Anyway. Today on Twitter, I defended the video (which was a stretch, because I was pretty disappointed by the song), and I went way too far and ignored far too much of the above in doing so.

It’s easy, if the intention seems so obvious when you share the priors of the makers, to dismiss other people as ridiculous for not understanding – like the hypothetical Irish folk who read Swift’s book and believe that he’s even more evil than the average Englishman. In some cases, it’s warranted (various Stupid Onion Comments blogs testify); in others, the cultural context is far less clear, so it isn’t. There are many right-wing places, again particularly in the USA, that publish utterly despicable content; there are some sub-Onion satire blogs that publish pieces which appear more aimed at trolling for its own sake than humour; and Poe’s Law is a thing.

But it’s even easier, when someone else does understand but is still offended by the fact that they are being used instrumentally in that way, to assume they fall into the first category. Which I know I’ve done tonight, and which I regret.

This is the point that I’ve come to realise, and I’m not sure I’d thought about it properly before. When considering the second Swift In A Time Machine (hot tub not included) case, with a well-fed, Irish-born member of the English gentry trying to explain to the starving masses “no, look, the baby-eating thing was a joke to annoy the English.
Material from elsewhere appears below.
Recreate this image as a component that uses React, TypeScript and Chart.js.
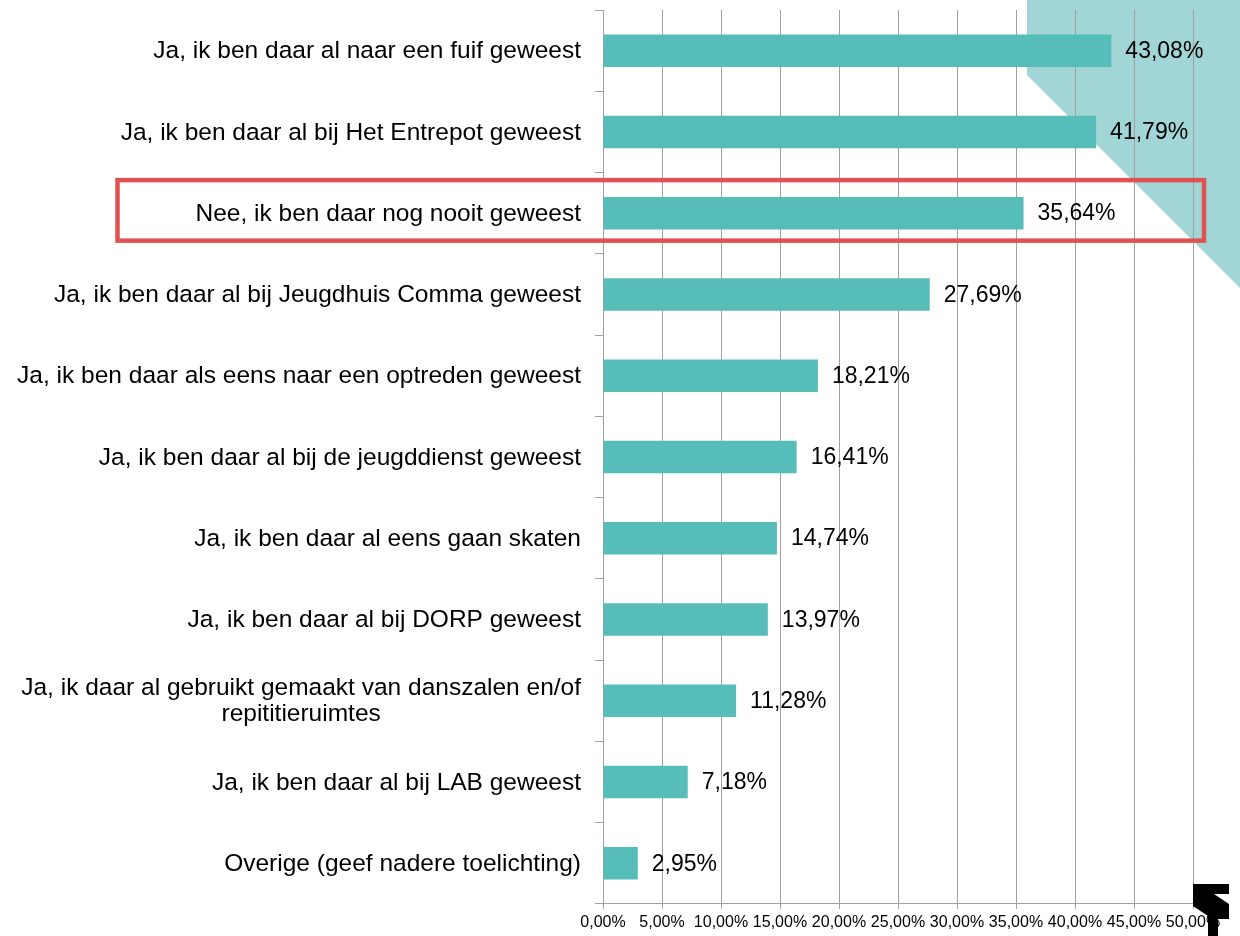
import React, { useEffect, useRef } from "react";
import { Chart, registerables } from "chart.js";

Chart.register(...registerables);

const categories: string[][] = [
  ["Ja, ik ben daar al naar een fuif geweest"],
  ["Ja, ik ben daar al bij Het Entrepot geweest"],
  ["Nee, ik ben daar nog nooit geweest"],
  ["Ja, ik ben daar al bij Jeugdhuis Comma geweest"],
  ["Ja, ik ben daar als eens naar een optreden geweest"],
  ["Ja, ik ben daar al bij de jeugddienst geweest"],
  ["Ja, ik ben daar al eens gaan skaten"],
  ["Ja, ik ben daar al bij DORP geweest"],
  ["Ja, ik daar al gebruikt gemaakt van danszalen en/of", "repititieruimtes"],
  ["Ja, ik ben daar al bij LAB geweest"],
  ["Overige (geef nadere toelichting)"],
];

const values: number[] = [43.08, 41.79, 35.64, 27.69, 18.21, 16.41, 14.74, 13.97, 11.28, 7.18, 2.95];

const xMin = 0;
const xMax = 50;
const xStep = 5;
const highlightIndex = 2;

const FONT = '"Liberation Sans", Arial, sans-serif';
const fmt = (v: number) => v.toFixed(2).replace(".", ",") + "%";

const decorPlugin = {
  id: "decor",
  beforeDraw(chart: any) {
    const ctx = chart.ctx;
    ctx.save();
    ctx.fillStyle = "#a2d6d6";
    ctx.beginPath();
    ctx.moveTo(1027, 0);
    ctx.lineTo(1240, 0);
    ctx.lineTo(1240, 288);
    ctx.lineTo(1027, 75);
    ctx.closePath();
    ctx.fill();
    ctx.restore();
  },
  afterDraw(chart: any) {
    const ctx = chart.ctx;
    const xs = chart.scales.x;
    const ys = chart.scales.y;
    ctx.save();
    ctx.font = `24.5px ${FONT}`;
    ctx.fillStyle = "#000";
    ctx.textBaseline = "middle";
    const labelRight = xs.left - 22;
    categories.forEach((lines, i) => {
      const y = ys.getPixelForValue(i);
      if (lines.length === 1) {
        ctx.textAlign = "right";
        ctx.fillText(lines[0], labelRight, y + 1);
      } else {
        const w = Math.max(...lines.map((l) => ctx.measureText(l).width));
        const cx = labelRight - w / 2;
        ctx.textAlign = "center";
        lines.forEach((l, k) => {
          ctx.fillText(l, cx, y + 1 + (k - (lines.length - 1) / 2) * 26);
        });
      }
    });
    ctx.font = `23px ${FONT}`;
    ctx.textAlign = "left";
    values.forEach((v, i) => {
      const y = ys.getPixelForValue(i);
      ctx.fillText(fmt(v), xs.getPixelForValue(v) + 14, y + 1);
    });
    // highlight box
    const yc = ys.getPixelForValue(highlightIndex);
    ctx.strokeStyle = "#e05252";
    ctx.lineWidth = 4.5;
    ctx.strokeRect(117.5, yc - 33, 1204 - 117.5, 60.5);
    // logo
    ctx.fillStyle = "#000";
    ctx.beginPath();
    const pts = [
      [1193, 884], [1229, 884], [1229, 894], [1214, 894], [1229, 904],
      [1229, 919], [1218, 919], [1218, 936], [1208, 936], [1208, 916], [1193, 906],
    ];
    pts.forEach(([px, py], k) => (k === 0 ? ctx.moveTo(px, py) : ctx.lineTo(px, py)));
    ctx.closePath();
    ctx.fill();
    ctx.restore();
  },
};

export default function App() {
  const ref = useRef<HTMLCanvasElement | null>(null);
  useEffect(() => {
    if (!ref.current) return;
    const chart = new Chart(ref.current, {
      type: "bar",
      data: {
        labels: categories.map((c) => c.join(" ")),
        datasets: [
          {
            data: values,
            backgroundColor: "#57bdb8",
            barPercentage: 0.4,
            categoryPercentage: 1,
          },
        ],
      },
      options: {
        indexAxis: "y",
        responsive: false,
        animation: false,
        layout: { padding: { left: 595, top: 10, right: 47, bottom: 0 } },
        plugins: { legend: { display: false }, tooltip: { enabled: false } },
        scales: {
          x: {
            min: xMin,
            max: xMax,
            ticks: {
              stepSize: xStep,
              callback: (v: any) => fmt(Number(v)),
              font: { family: FONT, size: 16 },
              color: "#000",
              padding: 4,
              maxRotation: 0,
              autoSkip: false,
            },
            grid: { color: "#a0a0a0", tickLength: 5, lineWidth: 1 },
            border: { color: "#a0a0a0" },
          },
          y: {
            offset: true,
            ticks: { display: false },
            grid: { drawOnChartArea: false, tickLength: 8, color: "#a0a0a0", offset: true },
            border: { color: "#a0a0a0" },
          },
        },
      },
      plugins: [decorPlugin],
    } as any);
    return () => chart.destroy();
  }, []);
  return (
    <div style={{ position: "absolute", left: 0, top: 0, width: 1240, height: 936 }}>
      <canvas ref={ref} width={1240} height={936} />
    </div>
  );
}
No, really, I’m on your side, that was the point” – I’m not sure that would cut it, even if they believed him. And I’m not sure they’d be all that unreasonable to take it in such a way.

So is there something inherently wrong with Swiftean satire and we were wrong to like it all along? Can that kind of ambiguity only be deployed by people in oppressed groups rather than by privileged people who dislike oppression? Is there something contingently wrong, which means it can only be deployed in a world that’s less connected than the world where we actually live? Or is it just that Lily Allen and Chris Sweeney are insufficiently good at it to be viewed as competent satirists, and actually our man Jonathan Swift would have done just fine?

I’m not sure. If it’s the final one, then I suspect that means everyone who isn’t Chris Morris or Jon Stewart probably needs to be a lot more careful about what they say satirically. And maybe that’s not a bad take-out.

[*] To be clear, I know Swift was a popular author among English-speaking literate Irishpeople, being one himself. Since Johnny questioned it, I should make clear that we’re using a hypothetical device that makes English-language works accessible to people who can neither read at all nor speak English.

3 thoughts on “Did globalisation kill satire? And is that for the best?

  1. One of the ways you can mark something as satirical and meant to be understood from that angle is to exaggerate the thing being satirised. This is what Swift does: no one in England was actually suggesting the Irish should eat their children, even if they were being nearly so callous.

    However, the Lily Allen video doesn't do this, because it is actually impossible to produce a parody that is more over-the-top and hyper-sexualised than the source material without making something that could not be shown on TV at all. It's as if Swift wrote his Modest Proposal after several earnest commentators had already advocated the very same thing in all seriousness.

    This is the main reason why the satire just doesn't come off, with the exception of the balloon letters that are genuinely funny. I'm sympathetic to what Allen was trying to do, but to do it in this way was an impossible undertaking, and it needed a fundamental rethink if it was to succeed.

  2. I have been holding off having an opinion on this one until my mates at the "writers of colour" group blog weighed in. Now they have and their view is "she has no real power so we can't be bothered commenting" and I am happy to adopt that as my own view.

  3. I think people are taking this all a bit too seriously, either those who attack or defend her.

    Either way, fair play to the lass, that video has had 4.4 million hits already (which was the aim of the whole game).